Although this discussion sort of looks like English it, by necessity, uses some meteorology jargon.

Let’s start to decode this discussion using this imagery. First find the Gorge, Bay and Southern California in the image. Now look about 1000 miles to the west where the center of North Pacific High resides today. The NPH is a dome of high pressure created when air from way aloft descends and compresses creating higher pressure. This higher pressure air then spirals outward in a clockwise fashion which you see in the image above. The white lines are isobars and show areas of equal pressure. The closer the lines are to each other the greater the change in pressure. This is known as a pressure gradient. Notice how the isobars are really tight off the California coast and over the Gorge. The direction of the wind is at an angle to the isobars so the shape of the North Pacific High determines the winds direction unless topography steers the wind.

Now notice how the NPH has a bulge over the Pacific Northwest and far Northern California. This is called a surface ridge. In the case of the Gorge the ridge’s isobars run from N. to S. and they are packed close together. However the winds are funneled by the steep topography of the  Gorge so the winds is more W. to E. The narrow walls of the Gorge also accelerate the winds.

Next check out the bend in the ridge’s isobars from the surface ridge over Northern California. Note how they are oriented more W. to E. This means there is an N. to S. pressure gradient. This means northerly winds in the Central Valley.

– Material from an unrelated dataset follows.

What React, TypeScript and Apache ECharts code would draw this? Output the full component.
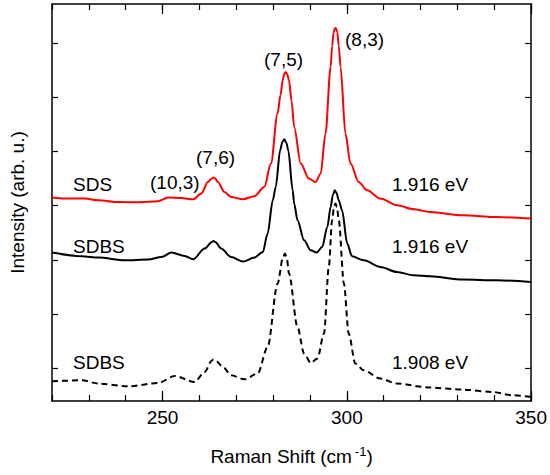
import React, { useEffect, useRef } from "react";
import * as echarts from "echarts";

// Raman shift (cm^-1) and intensity (arb. u.) for each spectrum
const sdsX = [220, 223.6, 229.0, 232.6, 238.0, 243.4, 248.8, 251.5, 255.1, 258.3, 260.5, 262.3, 263.4, 263.8, 264.3, 265.0, 266.8, 268.6, 271.8, 274.9, 277.6, 279.4, 281.2, 282.0, 282.6, 283.0, 283.4, 283.8, 284.3, 285.0, 285.7, 287.5, 289.7, 291.5, 292.9, 294.2, 295.6, 296.0, 296.4, 296.7, 297.0, 297.4, 297.8, 298.3, 299.6, 301.0, 303.2, 305.5, 309.1, 313.6, 318.1, 322.6, 331.5, 340.6, 350];
const sdsY = [203.4, 202.4, 202.4, 200.7, 199, 198.7, 199.7, 203.4, 203, 201.7, 207.4, 219, 222.6, 223.4, 222.6, 219, 209, 204, 201.7, 204.7, 214, 237.4, 287.4, 306, 320.7, 327, 329, 327, 320.7, 300, 274, 237.4, 222.4, 219, 227.4, 267.4, 334, 355, 368, 372.4, 373, 369, 355, 334, 267.4, 237.4, 219, 210.7, 202.4, 195.7, 191.7, 189, 185.7, 184, 182.4];

const sdbs1X = [220, 228.1, 232.6, 239.8, 246.1, 249.7, 252.4, 256.0, 258.3, 261.4, 263.4, 263.8, 264.3, 265.9, 268.6, 271.9, 274.9, 277.2, 278.5, 279.9, 280.7, 281.9, 282.5, 283.0, 283.6, 284.1, 285.3, 285.7, 286.6, 288.4, 290.2, 291.8, 293.3, 294.7, 295.6, 296.2, 296.7, 297.2, 297.8, 298.7, 300.1, 301.4, 304.6, 309.1, 313.6, 318.1, 322.6, 331.5, 340.6, 350];
const sdbs1Y = [148.4, 144.7, 143.4, 140.7, 141.4, 144, 148.4, 145, 141.7, 152.4, 159, 160, 159, 152.4, 144, 139.4, 143.4, 149, 167.4, 200.7, 214, 250.7, 259, 261.7, 258, 250.7, 210.7, 197.4, 180.7, 160.7, 150.7, 148.4, 154, 174, 194, 206, 210.7, 208, 200.7, 190.7, 157.4, 144.7, 140.7, 134, 129, 125.7, 124.7, 121.4, 120.7, 119];

const sdbs2X = [220, 228.1, 232.6, 240.7, 248.8, 253.3, 258.7, 261.4, 263.4, 263.8, 264.3, 266.4, 268.6, 272.2, 275.8, 278.5, 281.2, 282.7, 283.2, 283.7, 284.3, 286.6, 288.4, 290.2, 292.0, 293.8, 295.1, 296.0, 296.5, 296.9, 297.3, 297.8, 299.2, 300.5, 302.3, 304.6, 309.1, 313.6, 322.6, 331.5, 339.6, 345.0, 350];
const sdbs2Y = [19.7, 20.7, 17.4, 14.7, 18, 25, 19, 29, 40.6, 41.4, 40.6, 34, 25.7, 21.7, 27.4, 54, 117.4, 144, 147.4, 143, 127.4, 74, 47.4, 38, 42.4, 67.4, 134, 180.7, 194, 197.4, 194, 180.7, 117.4, 67.4, 37.4, 30.7, 22.4, 17.4, 13.4, 11.4, 9, 5.7, 4];

const xMajorTicks = [250, 300, 350];
const yTickValues = [33, 87, 141, 196, 250, 304, 358];

const peakLabels = ["(10,3)", "(7,6)", "(7,5)", "(8,3)"];
const sampleLabels = ["SDS", "SDBS", "SDBS"];
const energyLabels = ["1.916 eV", "1.916 eV", "1.908 eV"];

const FONT = "'Liberation Sans', Arial, Helvetica, sans-serif";

const zip = (xs: number[], ys: number[]) => xs.map((x, i) => [x, ys[i]]);

export default function App() {
  const ref = useRef<HTMLDivElement>(null);
  useEffect(() => {
    document.body.style.margin = "0";
    if (!ref.current) return;
    const chart = echarts.init(ref.current, null, { renderer: "svg" });
    const lineAxis = { show: true, lineStyle: { color: "#000", width: 1.5 } };
    const baseX = {
      type: "value" as const,
      min: 220,
      max: 350,
      splitLine: { show: false },
    };
    const textStyle = (t: string, x: number, y: number) => ({
      type: "text",
      x,
      y,
      style: {
        text: t,
        fill: "#000",
        font: `19px ${FONT}`,
        textAlign: "left",
        textVerticalAlign: "middle",
        verticalAlign: "middle",
      },
    });
    chart.setOption({
      animation: false,
      grid: { left: 50, right: 18, top: 4, bottom: 74, containLabel: false },
      xAxis: [
        {
          ...baseX,
          position: "bottom",
          interval: 10,
          axisLine: lineAxis,
          axisTick: { show: true, inside: true, length: 6, lineStyle: { color: "#000", width: 1.2 } },
          axisLabel: {
            show: true,
            customValues: xMajorTicks,
            color: "#000",
            fontSize: 19,
            fontFamily: FONT,
            margin: 7,
          },
          name: "Raman Shift (cm{sup|-1})",
          nameLocation: "middle",
          nameGap: 44,
          nameTextStyle: {
            color: "#000",
            fontSize: 19,
            fontFamily: FONT,
            rich: {
              sup: { fontSize: 13, fontFamily: FONT, color: "#000", verticalAlign: "top", padding: [0, 0, 10, 3] },
            },
          },
        },
        {
          ...baseX,
          position: "bottom",
          axisLine: { show: false },
          axisTick: { show: true, inside: true, length: 10, customValues: xMajorTicks, lineStyle: { color: "#000", width: 1.2 } },
          axisLabel: { show: false },
        },
        {
          ...baseX,
          position: "top",
          interval: 10,
          axisLine: lineAxis,
          axisTick: { show: true, inside: true, length: 6, lineStyle: { color: "#000", width: 1.2 } },
          axisLabel: { show: false },
        },
        {
          ...baseX,
          position: "top",
          axisLine: { show: false },
          axisTick: { show: true, inside: true, length: 10, customValues: xMajorTicks, lineStyle: { color: "#000", width: 1.2 } },
          axisLabel: { show: false },
        },
      ],
      yAxis: [
        {
          type: "value",
          min: 0,
          max: 397,
          position: "left",
          axisLine: lineAxis,
          axisTick: { show: true, inside: true, length: 6, customValues: yTickValues, lineStyle: { color: "#000", width: 1.2 } },
          axisLabel: { show: false },
          splitLine: { show: false },
          name: "Intensity (arb. u.)",
          nameLocation: "middle",
          nameGap: 25,
          nameTextStyle: { color: "#000", fontSize: 19, fontFamily: FONT },
        },
        {
          type: "value",
          min: 0,
          max: 397,
          position: "right",
          axisLine: lineAxis,
          axisTick: { show: true, inside: true, length: 6, customValues: yTickValues, lineStyle: { color: "#000", width: 1.2 } },
          axisLabel: { show: false },
          splitLine: { show: false },
        },
      ],
      series: [
        {
          type: "line",
          name: "SDS 1.916 eV",
          data: zip(sdsX, sdsY),
          showSymbol: false,
          smooth: 0.3,
          smoothMonotone: "x",
          lineStyle: { color: "#ff0000", width: 2 },
          xAxisIndex: 0,
          yAxisIndex: 0,
        },
        {
          type: "line",
          name: "SDBS 1.916 eV",
          data: zip(sdbs1X, sdbs1Y),
          showSymbol: false,
          smooth: 0.3,
          smoothMonotone: "x",
          lineStyle: { color: "#000", width: 2 },
          xAxisIndex: 0,
          yAxisIndex: 0,
        },
        {
          type: "line",
          name: "SDBS 1.908 eV",
          data: zip(sdbs2X, sdbs2Y),
          showSymbol: false,
          smooth: 0.3,
          smoothMonotone: "x",
          lineStyle: { color: "#000", width: 2, type: [6, 4] },
          xAxisIndex: 0,
          yAxisIndex: 0,
        },
      ],
      graphic: [
        textStyle(sampleLabels[0], 73, 184),
        textStyle(peakLabels[0], 150, 182),
        textStyle(peakLabels[1], 196, 157),
        textStyle(peakLabels[2], 264, 59),
        textStyle(peakLabels[3], 345, 39),
        textStyle(energyLabels[0], 392, 184),
        textStyle(sampleLabels[1], 73, 246),
        textStyle(energyLabels[1], 392, 246),
        textStyle(sampleLabels[2], 73, 362),
        textStyle(energyLabels[2], 392, 362),
      ],
    });
    return () => chart.dispose();
  }, []);
  return <div ref={ref} style={{ width: 550, height: 475 }} />;
}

Then check out the angle of the isobars just offshore of Northern California. Notice they are not parallel to the coast (this would promote NW winds) rather than being at an angle to the coast so the wind is more NNW. This angle to the wind is unfavorable since it makes harder for the ocean wind to curve into the Bay Area and the Southern California beaches.

One last variable to note. See the loop in the isobars extending up from Southern California and over the Bay Area and Central California coast? This is a surface low-pressure trough. This will make the AM wind very weak in that area.

The combo of the low-pressure trough and NNW ocean wind tends to cause counter-clockwise spinning eddies to spin just off the Golden Gate and for most of the Southern California Bight.

Today the NPH ridge retreats from over Northern California midday and the low-pressure trough retreats to the Central Valley. If this happens as expected the ocean winds is less NNW and eddies will die. So despite the gloomy start of the wind the winds conditions often improve at select sites.